Il caso del detenuto suicida
La vicenda di Emanuele De Maria scatena il populismo penale della destra
I capi dei partiti, se avessero un minimo senso dello Stato, richiamerebbero i propri parlamentari a un atteggiamento più responsabile.
Cronaca - di Redazione Web

La destra berlusconiana che votò l’indulto, pur dall’opposizione, nel 2006, è un ricordo antico e sbiadito. Ora la destra è Gasparriana. O se preferite delmastriana. E la sua bandiera è il giustizialismo puro e duro. Per capirci: quello di Travaglio e se si può un tantino di più. E’ successo che un detenuto in permesso di lavoro, a Milano, ha commesso un omicidio. Non era mai successo.
L’unico precedente forse è quello di Angelo Izzo, l’assassino neofascista del Circeo (1975) che, ottenuta la semilibertà, nel 2006 uccise una signora e sua figlia. Ma l’episodio di Milano è bastato perché la destra chiedesse la revoca dei provvedimenti di concessione della semilibertà e del lavoro esterno. Attualmente i detenuti che usufruiscono delle misure alternative al carcere sono circa 100 mila. Se dovessero rientrare tutti in prigione bisognerebbe fare i turni per dormire. La percentuale dei permessi di lavoro revocati perché il detenuto che ne usufruiva ha commesso un reato sono l’1 per cento dei permessi concessi.

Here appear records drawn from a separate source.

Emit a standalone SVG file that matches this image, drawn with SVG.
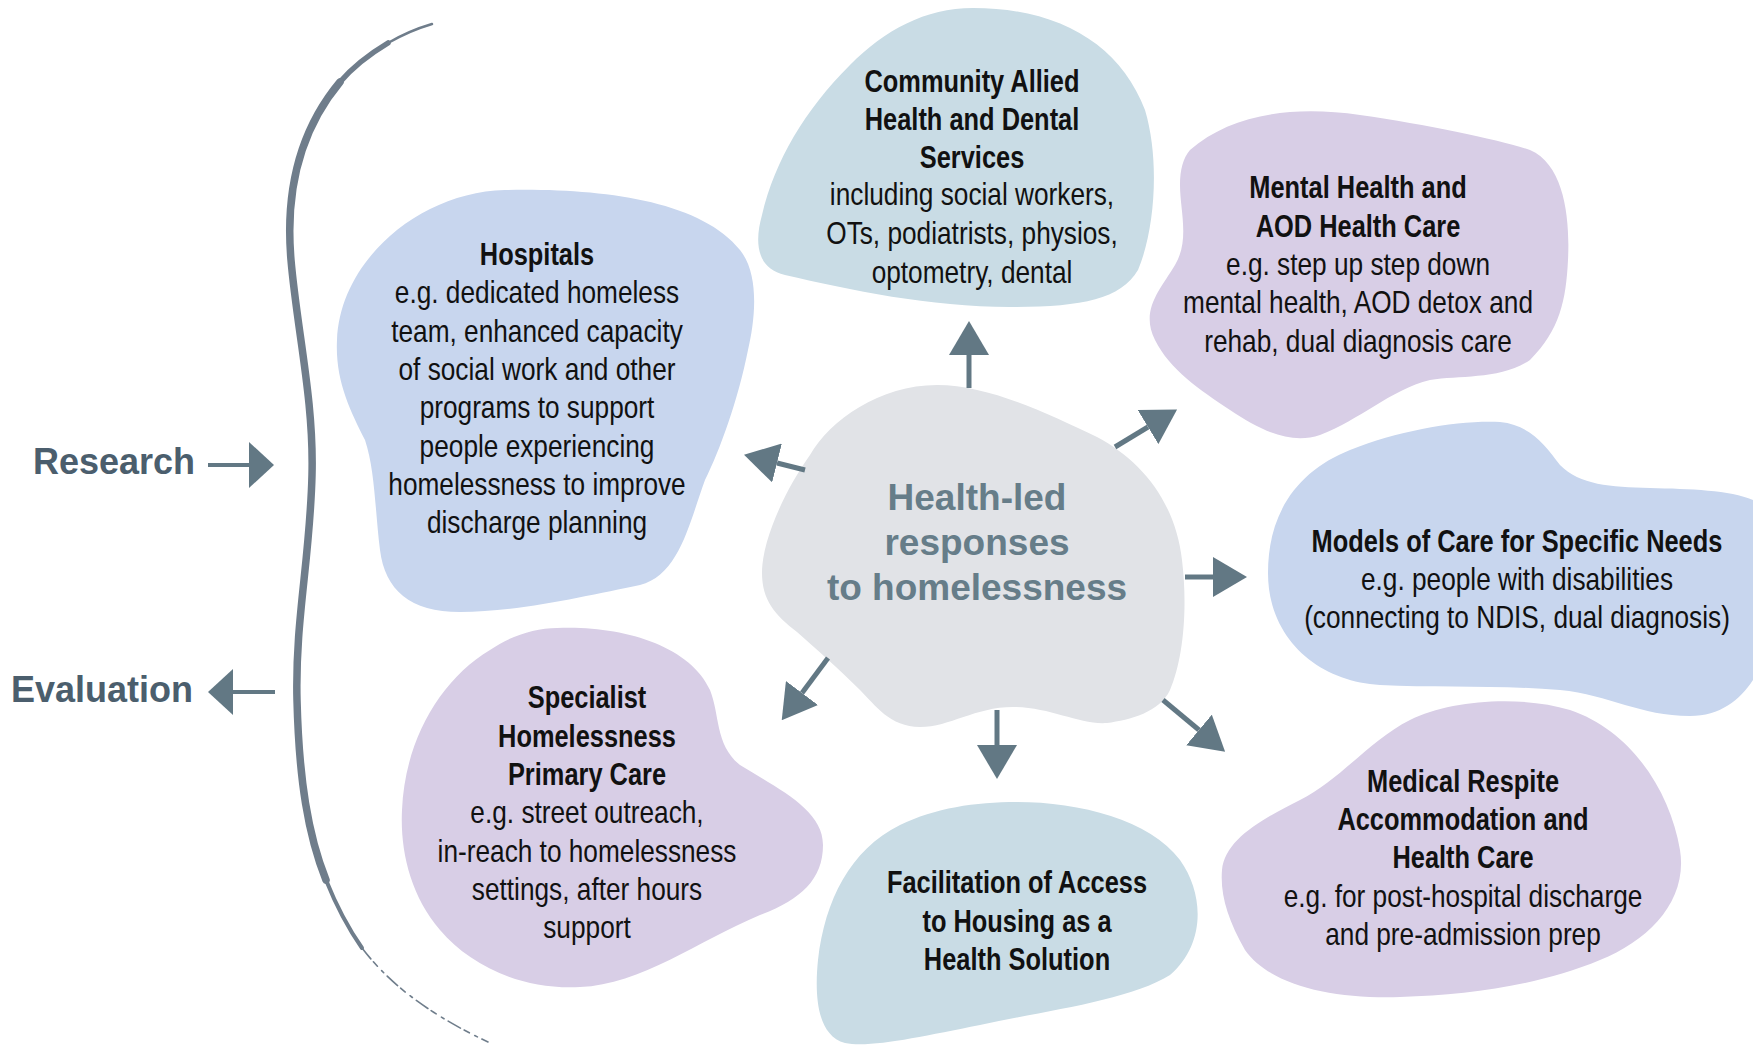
<svg xmlns="http://www.w3.org/2000/svg" width="1753" height="1059" viewBox="0 0 1753 1059">
<style>
.t{font-family:"Liberation Sans",Arial,sans-serif;fill:#111;text-anchor:middle}
.b{font-weight:700;font-size:31px}
.r{font-weight:400;font-size:32px}
.c{font-family:"Liberation Sans",Arial,sans-serif;font-weight:700;font-size:37px;fill:#667d89;text-anchor:middle}
.lab{font-family:"Liberation Sans",Arial,sans-serif;font-weight:700;font-size:36px;fill:#4b5e6d}
.arr{stroke:#627884;stroke-width:5;fill:none;marker-end:url(#ah)}
.arr2{stroke:#627884;stroke-width:4;fill:none;marker-end:url(#ah2)}
.br{stroke:#6f7d8b;fill:none;stroke-linecap:round}
.blue{fill:#c9dce5}.peri{fill:#c8d6ee}.lav{fill:#d8cee6}.grey{fill:#e1e3e7}
</style>
<defs>
<marker id="ah" markerUnits="userSpaceOnUse" markerWidth="34" markerHeight="40" refX="0" refY="20" orient="auto"><path d="M0,0 L34,20 L0,40 Z" fill="#627884"/></marker>
<marker id="ah2" markerUnits="userSpaceOnUse" markerWidth="25" markerHeight="46" refX="0" refY="23" orient="auto"><path d="M0,0 L25,23 L0,46 Z" fill="#627884"/></marker>
</defs>
<rect width="1753" height="1059" fill="#fff"/>

<g id="bracket">
<path class="br" stroke-width="2.5" d="M432,24 C415,29 400,36 388,43"/>
<path class="br" stroke-width="5.5" d="M388,43 C368,55 352,68 340,82"/>
<path class="br" stroke-width="7.5" d="M340,82 C300,130 285,190 291,260 C297,330 314,400 312,475 C310,560 295,620 297,700 C299,780 308,835 326,880"/>
<path class="br" stroke-width="4" d="M326,880 C336,905 348,928 362,948"/>
<path class="br" stroke-width="1.6" stroke-dasharray="14 4 6 6 3 5" d="M362,948 C385,978 420,1010 488,1042"/>
</g>

<g id="research">
<text class="lab" x="33" y="474">Research</text>
<line class="arr2" x1="208" y1="465" x2="249" y2="465"/>
</g>
<g id="evaluation">
<text class="lab" x="11" y="702">Evaluation</text>
<line class="arr2" x1="275" y1="692" x2="233" y2="692"/>
</g>

<g id="community">
<path class="blue" d="M973,8 C1060,8 1120,45 1145,110 C1160,160 1155,230 1138,270 C1120,300 1080,307 1010,307 C930,307 850,290 785,275 C755,268 755,240 762,215 C775,160 805,110 850,65 C885,30 925,8 973,8 Z"/>
<g transform="translate(972 0) scale(0.82 1)">
<text class="t b" x="0" y="92">Community Allied</text>
<text class="t b" x="0" y="130">Health and Dental</text>
<text class="t b" x="0" y="168">Services</text>
<text class="t r" x="0" y="205">including social workers,</text>
<text class="t r" x="0" y="244">OTs, podiatrists, physios,</text>
<text class="t r" x="0" y="283">optometry, dental</text>
</g>
</g>

<g id="hospitals">
<path class="peri" d="M505,190 C600,188 700,200 740,250 C760,275 755,320 748,350 C738,400 720,450 705,480 C690,520 680,575 640,585 C590,595 520,612 460,612 C410,612 385,590 380,550 C375,510 375,470 365,440 C350,410 335,380 337,340 C340,260 420,192 505,190 Z"/>
<g transform="translate(537 0) scale(0.82 1)">
<text class="t b" x="0" y="265">Hospitals</text>
<text class="t r" x="0" y="303">e.g. dedicated homeless</text>
<text class="t r" x="0" y="342">team, enhanced capacity</text>
<text class="t r" x="0" y="380">of social work and other</text>
<text class="t r" x="0" y="418">programs to support</text>
<text class="t r" x="0" y="457">people experiencing</text>
<text class="t r" x="0" y="495">homelessness to improve</text>
<text class="t r" x="0" y="533">discharge planning</text>
</g>
</g>

<g id="mental-health">
<path class="lav" d="M1190,150 C1230,115 1290,105 1360,115 C1430,125 1500,140 1530,150 C1565,165 1570,220 1568,260 C1566,300 1560,330 1530,360 C1500,380 1460,375 1430,380 C1390,390 1360,420 1320,435 C1290,445 1260,430 1230,410 C1200,390 1170,370 1155,340 C1140,310 1160,290 1175,265 C1190,240 1180,210 1180,185 C1180,170 1183,158 1190,150 Z"/>
<g transform="translate(1358 0) scale(0.82 1)">
<text class="t b" x="0" y="198">Mental Health and</text>
<text class="t b" x="0" y="237">AOD Health Care</text>
<text class="t r" x="0" y="275">e.g. step up step down</text>
<text class="t r" x="0" y="313">mental health, AOD detox and</text>
<text class="t r" x="0" y="352">rehab, dual diagnosis care</text>
</g>
</g>

<g id="models-of-care">
<path class="peri" d="M1268,573 C1268,510 1300,470 1350,450 C1400,430 1460,420 1500,422 C1530,425 1545,445 1560,465 C1580,485 1610,487 1650,488 C1690,489 1730,490 1753,500 L1753,680 C1740,700 1720,716 1690,716 C1640,716 1610,695 1560,690 C1500,685 1440,688 1380,685 C1320,682 1268,640 1268,573 Z"/>
<g transform="translate(1517 0) scale(0.82 1)">
<text class="t b" x="0" y="552">Models of Care for Specific Needs</text>
<text class="t r" x="0" y="590">e.g. people with disabilities</text>
<text class="t r" x="0" y="628">(connecting to NDIS, dual diagnosis)</text>
</g>
</g>

<g id="medical-respite">
<path class="lav" d="M1222,870 C1225,840 1260,820 1300,800 C1340,780 1370,740 1410,720 C1450,700 1520,695 1570,710 C1630,730 1670,790 1680,850 C1688,900 1650,940 1600,960 C1540,985 1470,995 1400,997 C1330,999 1270,985 1245,950 C1228,920 1220,895 1222,870 Z"/>
<g transform="translate(1463 0) scale(0.82 1)">
<text class="t b" x="0" y="792">Medical Respite</text>
<text class="t b" x="0" y="830">Accommodation and</text>
<text class="t b" x="0" y="868">Health Care</text>
<text class="t r" x="0" y="907">e.g. for post-hospital discharge</text>
<text class="t r" x="0" y="945">and pre-admission prep</text>
</g>
</g>

<g id="housing">
<path class="blue" d="M1017,802 C1080,802 1150,820 1180,860 C1205,895 1205,945 1170,975 C1130,1000 1050,1010 980,1025 C920,1037 870,1048 845,1043 C815,1035 815,990 818,960 C825,900 850,850 900,825 C935,808 975,802 1017,802 Z"/>
<g transform="translate(1017 0) scale(0.82 1)">
<text class="t b" x="0" y="893">Facilitation of Access</text>
<text class="t b" x="0" y="932">to Housing as a</text>
<text class="t b" x="0" y="970">Health Solution</text>
</g>
</g>

<g id="specialist">
<path class="lav" d="M557,628 C620,625 690,645 710,690 C720,715 715,745 740,765 C780,790 823,810 823,845 C823,880 800,900 760,915 C700,940 640,985 580,987 C520,990 470,965 440,930 C410,895 400,850 402,810 C405,740 440,680 490,650 C510,636 535,628 557,628 Z"/>
<g transform="translate(587 0) scale(0.82 1)">
<text class="t b" x="0" y="708">Specialist</text>
<text class="t b" x="0" y="747">Homelessness</text>
<text class="t b" x="0" y="785">Primary Care</text>
<text class="t r" x="0" y="823">e.g. street outreach,</text>
<text class="t r" x="0" y="862">in-reach to homelessness</text>
<text class="t r" x="0" y="900">settings, after hours</text>
<text class="t r" x="0" y="938">support</text>
</g>
</g>

<g id="center">
<path class="grey" d="M937,385 C990,385 1050,415 1097,437 C1140,460 1175,500 1182,560 C1188,610 1183,660 1170,690 C1160,712 1130,720 1107,723 C1080,725 1050,707 1013,707 C975,707 950,727 920,727 C890,727 875,705 860,690 C840,670 815,648 797,632 C775,615 762,600 762,573 C762,540 785,490 810,455 C830,420 880,385 937,385 Z"/>
<text class="c" x="977" y="510">Health-led</text>
<text class="c" x="977" y="555">responses</text>
<text class="c" x="977" y="600">to homelessness</text>
</g>

<g id="connectors">
<line class="arr" x1="969" y1="388" x2="969" y2="355"/>
<line class="arr" x1="1115" y1="447" x2="1148" y2="427"/>
<line class="arr" x1="805" y1="470" x2="777" y2="463"/>
<line class="arr" x1="1185" y1="577" x2="1213" y2="577"/>
<line class="arr" x1="828" y1="658" x2="802" y2="693"/>
<line class="arr" x1="997" y1="710" x2="997" y2="745"/>
<line class="arr" x1="1163" y1="700" x2="1199" y2="730"/>
</g>
</svg>
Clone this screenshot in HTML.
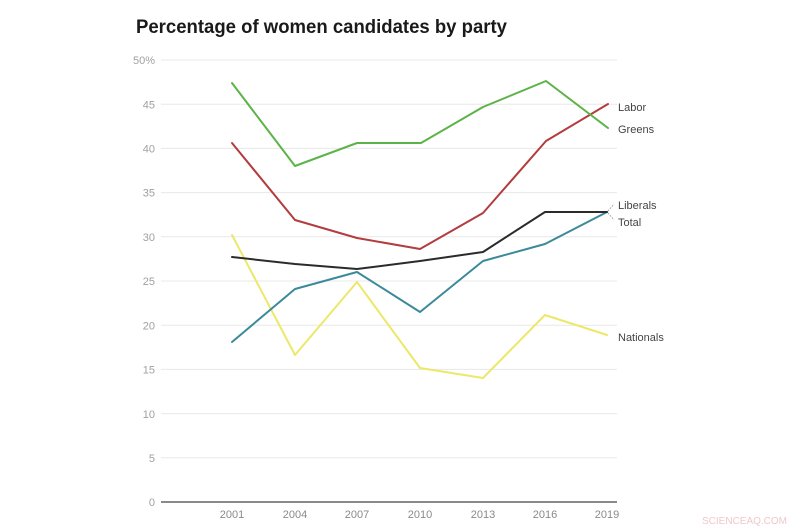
<!DOCTYPE html>
<html><head><meta charset="utf-8"><style>
html,body{margin:0;padding:0;background:#fff;}
svg{display:block;}
</style></head><body>
<svg width="800" height="530" viewBox="0 0 800 530" xmlns="http://www.w3.org/2000/svg">
<rect width="800" height="530" fill="#fff"/>
<text x="136" y="33" font-family="Liberation Sans, sans-serif" font-weight="bold" font-size="19.5" fill="#1a1a1a" textLength="371" lengthAdjust="spacingAndGlyphs">Percentage of women candidates by party</text>
<g stroke="#e8e8e8" stroke-width="1">
<line x1="161" y1="60" x2="617" y2="60"/>
<line x1="161" y1="104.2" x2="617" y2="104.2"/>
<line x1="161" y1="148.4" x2="617" y2="148.4"/>
<line x1="161" y1="192.6" x2="617" y2="192.6"/>
<line x1="161" y1="236.8" x2="617" y2="236.8"/>
<line x1="161" y1="281" x2="617" y2="281"/>
<line x1="161" y1="325.2" x2="617" y2="325.2"/>
<line x1="161" y1="369.4" x2="617" y2="369.4"/>
<line x1="161" y1="413.6" x2="617" y2="413.6"/>
<line x1="161" y1="457.8" x2="617" y2="457.8"/>
</g>
<line x1="161" y1="502" x2="617" y2="502" stroke="#444" stroke-width="1.3"/>
<g font-family="Liberation Sans, sans-serif" font-size="11" fill="#a0a0a0" text-anchor="end">
<text x="155" y="64">50%</text>
<text x="155" y="108.5">45</text>
<text x="155" y="152.5">40</text>
<text x="155" y="196.5">35</text>
<text x="155" y="241">30</text>
<text x="155" y="285">25</text>
<text x="155" y="329.5">20</text>
<text x="155" y="373.5">15</text>
<text x="155" y="418">10</text>
<text x="155" y="462">5</text>
<text x="155" y="506">0</text>
</g>
<g font-family="Liberation Sans, sans-serif" font-size="11" fill="#8a8a8a" text-anchor="middle">
<text x="232" y="518">2001</text>
<text x="295" y="518">2004</text>
<text x="357" y="518">2007</text>
<text x="420" y="518">2010</text>
<text x="483" y="518">2013</text>
<text x="545" y="518">2016</text>
<text x="607" y="518">2019</text>
</g>
<g fill="none" stroke-width="2" stroke-linejoin="round" stroke-linecap="round">
<polyline stroke="#ebe86a" points="232,235 295,355 357,282 420,368 483,378 545,315 607,335"/>
<polyline stroke="#3b8a9a" points="232,342 295,289 357,272 420,312 483,261 545,244 607,212"/>
<polyline stroke="#2b2b2b" points="232,257 295,264 357,269 420,261 483,252 545,212 607,212"/>
<polyline stroke="#b23c3e" points="232,143 295,220 357,238 420,249 483,213 546,141 608,104"/>
<polyline stroke="#5cb347" points="232,83 295,166 357,143 421,143 483,107 546,81 608,128"/>
</g>
<g stroke="#999" stroke-width="1" stroke-dasharray="1.5,1.5" fill="none">
<line x1="608" y1="211" x2="614" y2="204"/>
<line x1="608" y1="213" x2="614" y2="220"/>
</g>
<g font-family="Liberation Sans, sans-serif" font-size="11" fill="#444">
<text x="618" y="111">Labor</text>
<text x="618" y="133">Greens</text>
<text x="618" y="209">Liberals</text>
<text x="618" y="226">Total</text>
<text x="618" y="341">Nationals</text>
</g>
<text x="702" y="524" font-family="Liberation Sans, sans-serif" font-size="10" fill="#f0c8cc">SCIENCEAQ.COM</text>
</svg>
</body></html>
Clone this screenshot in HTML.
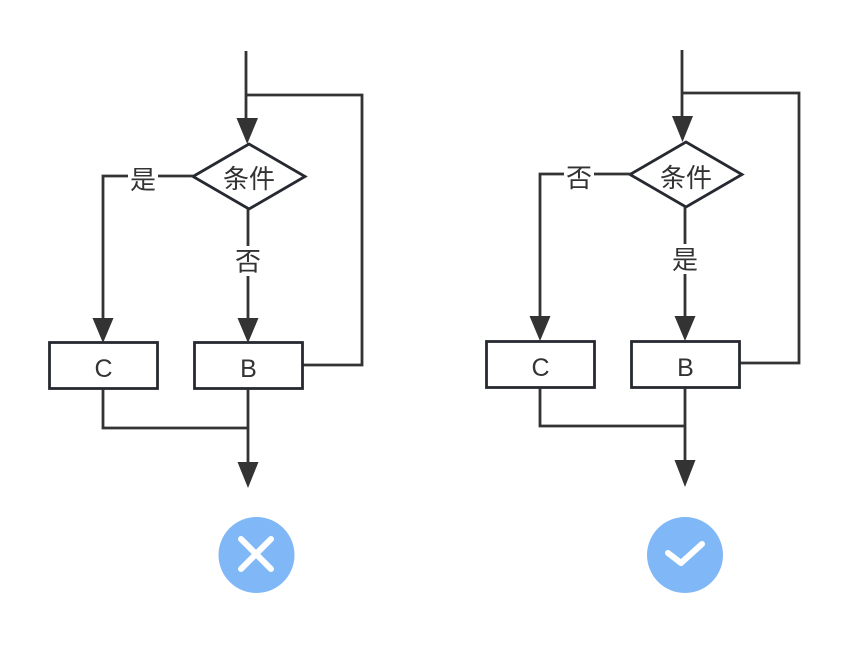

Il populismo penale, l’ansia di forca, soprattutto tra i dirigenti politici, i giornalisti e i parlamentari è una delle forme più di basso livello di populismo. Una smania di potere, di accanimento, un tipo speciale di sadismo. I capi dei partiti, se avessero un minimo senso dello Stato, richiamerebbero i propri parlamentari a un atteggiamento più responsabile.